Whether you voted Democratic or Republican in the last election, it did not matter. The non-super budget committee proves it as does Obama's carry-over of Bush's bank bailout policies.
The sad fact of the matter is a vote for Obama is a vote for Mitt Romney. Likewise, a vote for Mitt Romney is a vote for Obama.
Certainly a few details will change, and a small set of "beneficiaries" will be different (for the one percent). However, for the average person, it simply will not matter. The average person will be ruined by the war-mongering, anti-free trade policies of all of the Republican candidates but one.
The latest Republican debate offers strong evidence of my statement.

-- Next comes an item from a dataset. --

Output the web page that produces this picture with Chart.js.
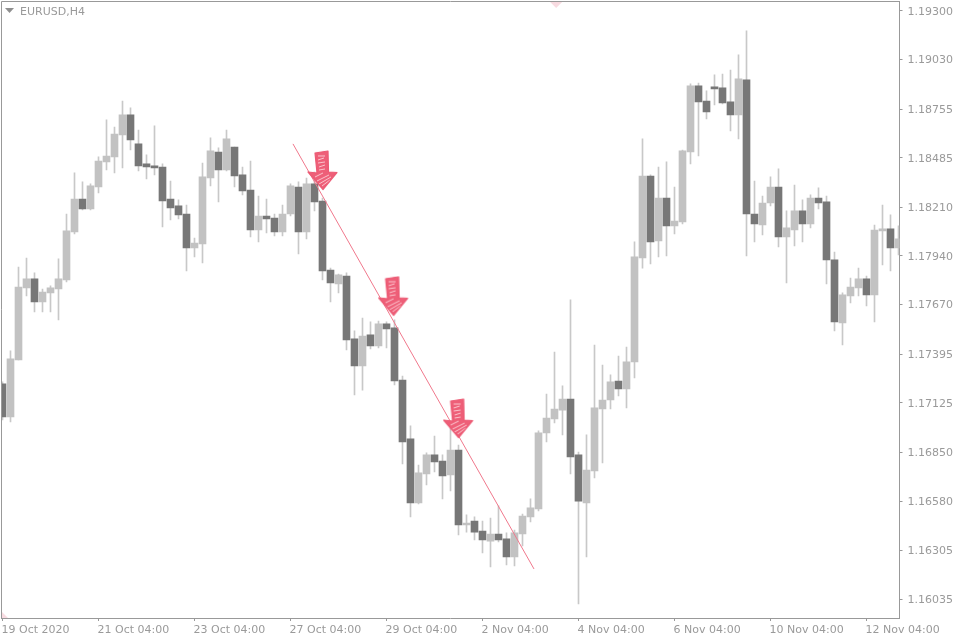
<!DOCTYPE html>
<html>
<head>
<meta charset="utf-8">
<style>html,body{margin:0;padding:0;background:#fff}canvas{display:block}</style>
<script src="https://cdn.jsdelivr.net/npm/chart.js@4"></script>
</head>
<body>
<canvas id="c" width="960" height="640"></canvas>
<script>
const symbolTitle = "EURUSD,H4";
const opens = [1.17230,1.17047,1.17363,1.17763,1.17813,1.17685,1.17735,1.17757,1.17807,1.18073,1.18256,1.18201,1.18323,1.18462,1.18490,1.18612,1.18723,1.18562,1.18451,1.18440,1.18434,1.18256,1.18218,1.18173,1.17985,1.18007,1.18373,1.18517,1.18417,1.18545,1.18390,1.18306,1.18084,1.18162,1.18151,1.18073,1.18173,1.18323,1.18073,1.18340,1.18245,1.17862,1.17785,1.17829,1.17480,1.17330,1.17502,1.17441,1.17563,1.17541,1.17252,1.16925,1.16569,1.16730,1.16836,1.16802,1.16725,1.16863,1.16447,1.16469,1.16414,1.16358,1.16397,1.16370,1.16270,1.16397,1.16492,1.16536,1.16958,1.17036,1.17085,1.17146,1.16836,1.16569,1.16747,1.17091,1.17141,1.17246,1.17202,1.17352,1.17929,1.18384,1.18023,1.18262,1.18107,1.18129,1.18517,1.18884,1.18800,1.18878,1.18873,1.18795,1.18723,1.18917,1.18173,1.18112,1.18234,1.18323,1.18046,1.18084,1.18190,1.18118,1.18262,1.18240,1.17918,1.17568,1.17718,1.17763,1.17813,1.17724,1.18079,1.18090,1.17985];
const highs = [1.17241,1.17413,1.17879,1.17929,1.17846,1.17757,1.17774,1.17924,1.18173,1.18401,1.18351,1.18340,1.18490,1.18695,1.18656,1.18800,1.18762,1.18639,1.18501,1.18662,1.18451,1.18356,1.18251,1.18223,1.18040,1.18456,1.18595,1.18540,1.18639,1.18545,1.18434,1.18467,1.18273,1.18256,1.18173,1.18223,1.18340,1.18351,1.18373,1.18406,1.18262,1.17873,1.17840,1.17846,1.17524,1.17596,1.17574,1.17579,1.17574,1.17585,1.17274,1.16997,1.16780,1.16847,1.16941,1.16836,1.16986,1.16891,1.16503,1.16492,1.16469,1.16486,1.16553,1.16403,1.16419,1.16508,1.16592,1.16969,1.17174,1.17407,1.17219,1.17696,1.16852,1.16947,1.17446,1.17335,1.17280,1.17385,1.17435,1.18018,1.18590,1.18390,1.18434,1.18462,1.18323,1.18528,1.18895,1.18900,1.18856,1.18945,1.18950,1.18972,1.19056,1.19189,1.18356,1.18273,1.18379,1.18423,1.18190,1.18334,1.18251,1.18279,1.18318,1.18273,1.17962,1.17735,1.17818,1.17873,1.17829,1.18112,1.18223,1.18168,1.18107];
const lows = [1.17030,1.17019,1.17363,1.17718,1.17629,1.17629,1.17629,1.17585,1.17796,1.18062,1.18195,1.18195,1.18290,1.18417,1.18401,1.18429,1.18528,1.18412,1.18368,1.18390,1.18101,1.18140,1.18146,1.17857,1.17935,1.17901,1.18329,1.18240,1.18412,1.18323,1.18279,1.18046,1.18018,1.18068,1.18051,1.18051,1.18162,1.17951,1.18035,1.18190,1.17807,1.17685,1.17735,1.17418,1.17169,1.17196,1.17424,1.17430,1.17430,1.17224,1.16786,1.16492,1.16564,1.16669,1.16741,1.16592,1.16636,1.16392,1.16408,1.16364,1.16292,1.16214,1.16353,1.16225,1.16220,1.16331,1.16464,1.16525,1.16908,1.17013,1.16947,1.16730,1.16009,1.16270,1.16708,1.16791,1.17091,1.17163,1.17097,1.17263,1.17873,1.17896,1.17935,1.17940,1.18062,1.18118,1.18451,1.18495,1.18701,1.18778,1.18784,1.18634,1.18590,1.17940,1.18018,1.18057,1.18218,1.17990,1.17790,1.17996,1.18018,1.18096,1.18201,1.17785,1.17524,1.17446,1.17679,1.17718,1.17663,1.17574,1.17890,1.17857,1.17946];
const closes = [1.17047,1.17369,1.17768,1.17813,1.17685,1.17740,1.17763,1.17813,1.18079,1.18256,1.18201,1.18329,1.18467,1.18495,1.18617,1.18723,1.18584,1.18440,1.18434,1.18429,1.18245,1.18207,1.18168,1.17985,1.18012,1.18379,1.18523,1.18417,1.18590,1.18384,1.18301,1.18084,1.18162,1.18146,1.18073,1.18173,1.18329,1.18073,1.18340,1.18240,1.17857,1.17790,1.17835,1.17474,1.17330,1.17496,1.17441,1.17563,1.17535,1.17246,1.16908,1.16569,1.16736,1.16836,1.16797,1.16719,1.16863,1.16447,1.16458,1.16408,1.16364,1.16397,1.16364,1.16270,1.16403,1.16497,1.16542,1.16958,1.17041,1.17091,1.17146,1.16825,1.16580,1.16752,1.17097,1.17141,1.17241,1.17202,1.17352,1.17935,1.18384,1.18018,1.18262,1.18107,1.18134,1.18523,1.18884,1.18795,1.18739,1.18867,1.18789,1.18723,1.18923,1.18173,1.18118,1.18234,1.18323,1.18046,1.18096,1.18190,1.18118,1.18262,1.18234,1.17918,1.17574,1.17724,1.17768,1.17813,1.17724,1.18084,1.18090,1.17985,1.18035];
const xTickIndex = [0,12,24,36,48,60,72,84,96,108];
const xTickLabels = ["19 Oct 2020","21 Oct 04:00","23 Oct 04:00","27 Oct 04:00","29 Oct 04:00","2 Nov 04:00","4 Nov 04:00","6 Nov 04:00","10 Nov 04:00","12 Nov 04:00"];
const yTicks = [1.19300,1.19030,1.18755,1.18485,1.18210,1.17940,1.17670,1.17395,1.17125,1.16850,1.16580,1.16305,1.16035];
const trendX = [36.31,66.44];
const trendY = [1.18562,1.16203];
const arrowX = [40.06,48.89,57.01];
const arrowY = [1.18412,1.17714,1.17035];
const markX = [69.2,-0.1875];
const markY = [1.19355,1.15931];

const AXIS = "#999999", TEXT = "#9a9a9a", UP = "#c2c2c2", DOWN = "#777777", WICK = "#c8c8c8";
const FONT = {family:"'DejaVu Sans'", size:11};

function makeArrow(){
  const k = document.createElement("canvas");
  k.width = 32; k.height = 42;
  const g = k.getContext("2d");
  const pts = [[8,3],[21,1],[21.5,22],[30,22.5],[16,39.5],[1,22],[10,23]];
  g.beginPath();
  pts.forEach((p,i)=> i ? g.lineTo(p[0],p[1]) : g.moveTo(p[0],p[1]));
  g.closePath();
  g.fillStyle = "#ee5f78"; g.fill();
  g.save(); g.clip();
  g.strokeStyle = "rgba(255,225,230,0.8)"; g.lineWidth = 1;
  for(const s of [[11,6,18,6],[11,10,17,8],[11,13,18,12],[12,17,18,15],[12,20,18,19],[8,27,16,23],[10,31,22,25],[12,34,24,27],[15,36,23,30]]){
    g.beginPath(); g.moveTo(s[0],s[1]); g.lineTo(s[2],s[3]); g.stroke();
  }
  g.restore();
  g.strokeStyle = "#ec5a74"; g.lineWidth = 1.2; g.lineJoin = "round";
  g.beginPath();
  pts.forEach((p,i)=> i ? g.lineTo(p[0],p[1]) : g.moveTo(p[0],p[1]));
  g.closePath(); g.stroke();
  return k;
}

const framePlugin = {
  id:"frame",
  afterDraw(chart){
    const {ctx, chartArea:a} = chart;
    ctx.save();
    ctx.strokeStyle = AXIS; ctx.lineWidth = 1;
    ctx.beginPath();
    ctx.moveTo(1.5,a.bottom); ctx.lineTo(1.5,1.5); ctx.lineTo(a.right,1.5);
    ctx.stroke();
    ctx.fillStyle = "#8f8f8f";
    ctx.beginPath(); ctx.moveTo(5,8); ctx.lineTo(14,8); ctx.lineTo(9.5,13); ctx.closePath(); ctx.fill();
    ctx.fillStyle = TEXT;
    ctx.font = "11px 'DejaVu Sans'";
    ctx.textAlign = "left"; ctx.textBaseline = "middle";
    ctx.fillText(symbolTitle, 20, 12);
    ctx.restore();
  }
};
function noPad(a){a.paddingLeft = 0; a.paddingRight = 0; a.paddingTop = 0; a.paddingBottom = 0;}

const idx = opens.map((_,i)=>i);
new Chart(document.getElementById("c"),{
  data:{datasets:[
    {type:"line",order:0,data:trendX.map((x,i)=>({x,y:trendY[i]})),borderColor:"#f0788c",borderWidth:1,pointRadius:0,fill:false},
    {type:"line",order:-1,showLine:false,data:arrowX.map((x,i)=>({x,y:arrowY[i]})),pointStyle:makeArrow(),pointRadius:16},
    {type:"line",order:3,showLine:false,data:markX.map((x,i)=>({x,y:markY[i]})),pointStyle:"rectRot",pointRadius:7,pointBackgroundColor:"#f8dbe1",pointBorderWidth:0},
    {type:"bar",order:2,grouped:false,barThickness:1,data:idx.map(i=>({x:i,y:[lows[i],highs[i]]})),backgroundColor:WICK,borderWidth:0},
    {type:"bar",order:1,grouped:false,barThickness:7,data:idx.map(i=>({x:i,y:[opens[i],closes[i]]})),backgroundColor:idx.map(i=>closes[i]>opens[i]?UP:DOWN),borderWidth:0,borderSkipped:false}
  ]},
  plugins:[framePlugin],
  options:{
    responsive:false,animation:false,devicePixelRatio:1,
    layout:{autoPadding:false,padding:{left:1,top:1,right:0,bottom:0}},
    plugins:{legend:{display:false},title:{display:false},tooltip:{enabled:false}},
    scales:{
      x:{
        type:"linear",min:-0.1875,max:112.125,offset:false,
        grid:{offset:false,drawOnChartArea:false,drawTicks:true,tickLength:3,color:AXIS},
        border:{color:AXIS,width:1},
        afterBuildTicks(a){a.ticks = xTickIndex.map(v=>({value:v}));},
        afterFit(a){a.height = 22; noPad(a);},
        ticks:{autoSkip:false,maxRotation:0,minRotation:0,align:"start",padding:3,labelOffset:-1,color:TEXT,font:FONT,
          callback(v){return xTickLabels[xTickIndex.indexOf(v)];}}
      },
      y:{
        type:"linear",position:"right",min:1.15931,max:1.19355,
        grid:{drawOnChartArea:false,drawTicks:true,tickLength:3,color:AXIS},
        border:{color:AXIS,width:1},
        afterBuildTicks(a){a.ticks = yTicks.map(v=>({value:v}));},
        afterFit(a){a.width = 60.5; noPad(a);},
        ticks:{autoSkip:false,padding:5,labelOffset:1,color:TEXT,font:FONT,callback(v){return v.toFixed(5);}}
      }
    }
  }
});
</script>
</body>
</html>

Link if video does not play: Ron Paul Highlights in 11/22/11 Debate
Do You Want More of the Same?
As preposterous as it may have sounded at first glance, Obama and Romney are nearly One and the Same!
Neither will tackle the budget deficit. Both will keep military spending intact. Both support the "un-patriot" act.
To be fair, Romney is more likely to start a devastating trade war with China (in fact he has guaranteed it), while president Obama is more likely to waste money on social programs and big labor.
Some choice!
The simple fact of the matter is: it does not matter much if you vote for Mitt Romney or Barrack Obama. Both will destroy the country. Both support wars. Both will spend the country into the ground (but perhaps in different ways).
Regardless of who wins the Republican nomination, I will not vote for either of them. Nor will I vote for Perry, Gingrich, or Cain. I certainly will not vote for President Obama.
If you want change, and polls suggest you do, there is precisely one candidate who will give you the change this country desperately needs. That person is Ron Paul.